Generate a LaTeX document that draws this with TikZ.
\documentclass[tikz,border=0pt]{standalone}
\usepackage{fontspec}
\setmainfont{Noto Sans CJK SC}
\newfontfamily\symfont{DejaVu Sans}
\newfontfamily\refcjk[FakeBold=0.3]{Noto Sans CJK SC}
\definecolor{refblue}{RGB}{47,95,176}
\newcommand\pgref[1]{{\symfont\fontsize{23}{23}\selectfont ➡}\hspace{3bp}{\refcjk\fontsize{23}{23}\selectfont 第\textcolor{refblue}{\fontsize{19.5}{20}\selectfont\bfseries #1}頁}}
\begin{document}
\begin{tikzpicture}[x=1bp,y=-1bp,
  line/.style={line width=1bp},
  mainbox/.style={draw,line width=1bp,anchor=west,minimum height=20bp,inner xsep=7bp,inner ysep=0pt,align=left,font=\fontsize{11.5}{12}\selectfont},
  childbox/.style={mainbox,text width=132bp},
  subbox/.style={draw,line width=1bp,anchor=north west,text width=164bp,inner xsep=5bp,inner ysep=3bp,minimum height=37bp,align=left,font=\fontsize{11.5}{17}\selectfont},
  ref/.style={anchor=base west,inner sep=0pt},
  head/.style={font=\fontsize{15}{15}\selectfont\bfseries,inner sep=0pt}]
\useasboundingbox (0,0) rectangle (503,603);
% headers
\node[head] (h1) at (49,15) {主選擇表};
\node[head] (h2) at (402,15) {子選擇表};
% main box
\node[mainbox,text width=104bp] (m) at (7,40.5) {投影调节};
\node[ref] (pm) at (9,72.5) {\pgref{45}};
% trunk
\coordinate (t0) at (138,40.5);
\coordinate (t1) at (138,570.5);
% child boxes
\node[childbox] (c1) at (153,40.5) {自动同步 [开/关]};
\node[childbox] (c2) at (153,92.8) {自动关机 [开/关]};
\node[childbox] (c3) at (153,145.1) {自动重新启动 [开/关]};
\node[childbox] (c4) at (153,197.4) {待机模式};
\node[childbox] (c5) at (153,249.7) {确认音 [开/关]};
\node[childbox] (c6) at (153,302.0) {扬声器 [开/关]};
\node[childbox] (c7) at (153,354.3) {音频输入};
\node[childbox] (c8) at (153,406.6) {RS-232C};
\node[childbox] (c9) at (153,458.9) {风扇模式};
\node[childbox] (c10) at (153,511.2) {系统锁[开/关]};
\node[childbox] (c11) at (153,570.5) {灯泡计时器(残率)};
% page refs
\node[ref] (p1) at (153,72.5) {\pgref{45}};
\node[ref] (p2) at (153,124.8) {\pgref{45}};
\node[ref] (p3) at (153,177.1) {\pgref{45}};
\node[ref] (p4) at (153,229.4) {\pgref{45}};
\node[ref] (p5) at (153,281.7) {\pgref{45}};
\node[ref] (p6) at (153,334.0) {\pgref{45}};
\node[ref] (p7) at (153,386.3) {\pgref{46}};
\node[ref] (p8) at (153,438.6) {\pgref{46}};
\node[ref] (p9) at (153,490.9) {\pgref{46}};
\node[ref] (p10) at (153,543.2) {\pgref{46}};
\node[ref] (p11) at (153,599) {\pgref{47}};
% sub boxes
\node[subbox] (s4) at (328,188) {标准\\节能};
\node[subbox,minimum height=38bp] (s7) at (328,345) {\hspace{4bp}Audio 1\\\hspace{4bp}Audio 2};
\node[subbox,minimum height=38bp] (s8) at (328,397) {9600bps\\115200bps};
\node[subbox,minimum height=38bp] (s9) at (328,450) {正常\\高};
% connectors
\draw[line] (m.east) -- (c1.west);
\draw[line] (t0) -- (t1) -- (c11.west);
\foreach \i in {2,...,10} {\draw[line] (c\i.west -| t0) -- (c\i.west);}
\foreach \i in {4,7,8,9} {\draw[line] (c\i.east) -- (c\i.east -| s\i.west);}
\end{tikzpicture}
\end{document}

=======

| Required task |
Copy out the whole listing exactly.

| Completed task |
Generate a LaTeX document that draws this with TikZ.
\documentclass[tikz,border=0pt]{standalone}
\usepackage{fontspec}
\setmainfont{Noto Sans CJK SC}
\newfontfamily\symfont{DejaVu Sans}
\newfontfamily\refcjk[FakeBold=0.3]{Noto Sans CJK SC}
\definecolor{refblue}{RGB}{47,95,176}
\newcommand\pgref[1]{{\symfont\fontsize{23}{23}\selectfont ➡}\hspace{3bp}{\refcjk\fontsize{23}{23}\selectfont 第\textcolor{refblue}{\fontsize{19.5}{20}\selectfont\bfseries #1}頁}}
\begin{document}
\begin{tikzpicture}[x=1bp,y=-1bp,
  line/.style={line width=1bp},
  mainbox/.style={draw,line width=1bp,anchor=west,minimum height=20bp,inner xsep=7bp,inner ysep=0pt,align=left,font=\fontsize{11.5}{12}\selectfont},
  childbox/.style={mainbox,text width=132bp},
  subbox/.style={draw,line width=1bp,anchor=north west,text width=164bp,inner xsep=5bp,inner ysep=3bp,minimum height=37bp,align=left,font=\fontsize{11.5}{17}\selectfont},
  ref/.style={anchor=base west,inner sep=0pt},
  head/.style={font=\fontsize{15}{15}\selectfont\bfseries,inner sep=0pt}]
\useasboundingbox (0,0) rectangle (503,603);
% headers
\node[head] (h1) at (49,15) {主選擇表};
\node[head] (h2) at (402,15) {子選擇表};
% main box
\node[mainbox,text width=104bp] (m) at (7,40.5) {投影调节};
\node[ref] (pm) at (9,72.5) {\pgref{45}};
% trunk
\coordinate (t0) at (138,40.5);
\coordinate (t1) at (138,570.5);
% child boxes
\node[childbox] (c1) at (153,40.5) {自动同步 [开/关]};
\node[childbox] (c2) at (153,92.8) {自动关机 [开/关]};
\node[childbox] (c3) at (153,145.1) {自动重新启动 [开/关]};
\node[childbox] (c4) at (153,197.4) {待机模式};
\node[childbox] (c5) at (153,249.7) {确认音 [开/关]};
\node[childbox] (c6) at (153,302.0) {扬声器 [开/关]};
\node[childbox] (c7) at (153,354.3) {音频输入};
\node[childbox] (c8) at (153,406.6) {RS-232C};
\node[childbox] (c9) at (153,458.9) {风扇模式};
\node[childbox] (c10) at (153,511.2) {系统锁[开/关]};
\node[childbox] (c11) at (153,570.5) {灯泡计时器(残率)};
% page refs
\node[ref] (p1) at (153,72.5) {\pgref{45}};
\node[ref] (p2) at (153,124.8) {\pgref{45}};
\node[ref] (p3) at (153,177.1) {\pgref{45}};
\node[ref] (p4) at (153,229.4) {\pgref{45}};
\node[ref] (p5) at (153,281.7) {\pgref{45}};
\node[ref] (p6) at (153,334.0) {\pgref{45}};
\node[ref] (p7) at (153,386.3) {\pgref{46}};
\node[ref] (p8) at (153,438.6) {\pgref{46}};
\node[ref] (p9) at (153,490.9) {\pgref{46}};
\node[ref] (p10) at (153,543.2) {\pgref{46}};
\node[ref] (p11) at (153,599) {\pgref{47}};
% sub boxes
\node[subbox] (s4) at (328,188) {标准\\节能};
\node[subbox,minimum height=38bp] (s7) at (328,345) {\hspace{4bp}Audio 1\\\hspace{4bp}Audio 2};
\node[subbox,minimum height=38bp] (s8) at (328,397) {9600bps\\115200bps};
\node[subbox,minimum height=38bp] (s9) at (328,450) {正常\\高};
% connectors
\draw[line] (m.east) -- (c1.west);
\draw[line] (t0) -- (t1) -- (c11.west);
\foreach \i in {2,...,10} {\draw[line] (c\i.west -| t0) -- (c\i.west);}
\foreach \i in {4,7,8,9} {\draw[line] (c\i.east) -- (c\i.east -| s\i.west);}
\end{tikzpicture}
\end{document}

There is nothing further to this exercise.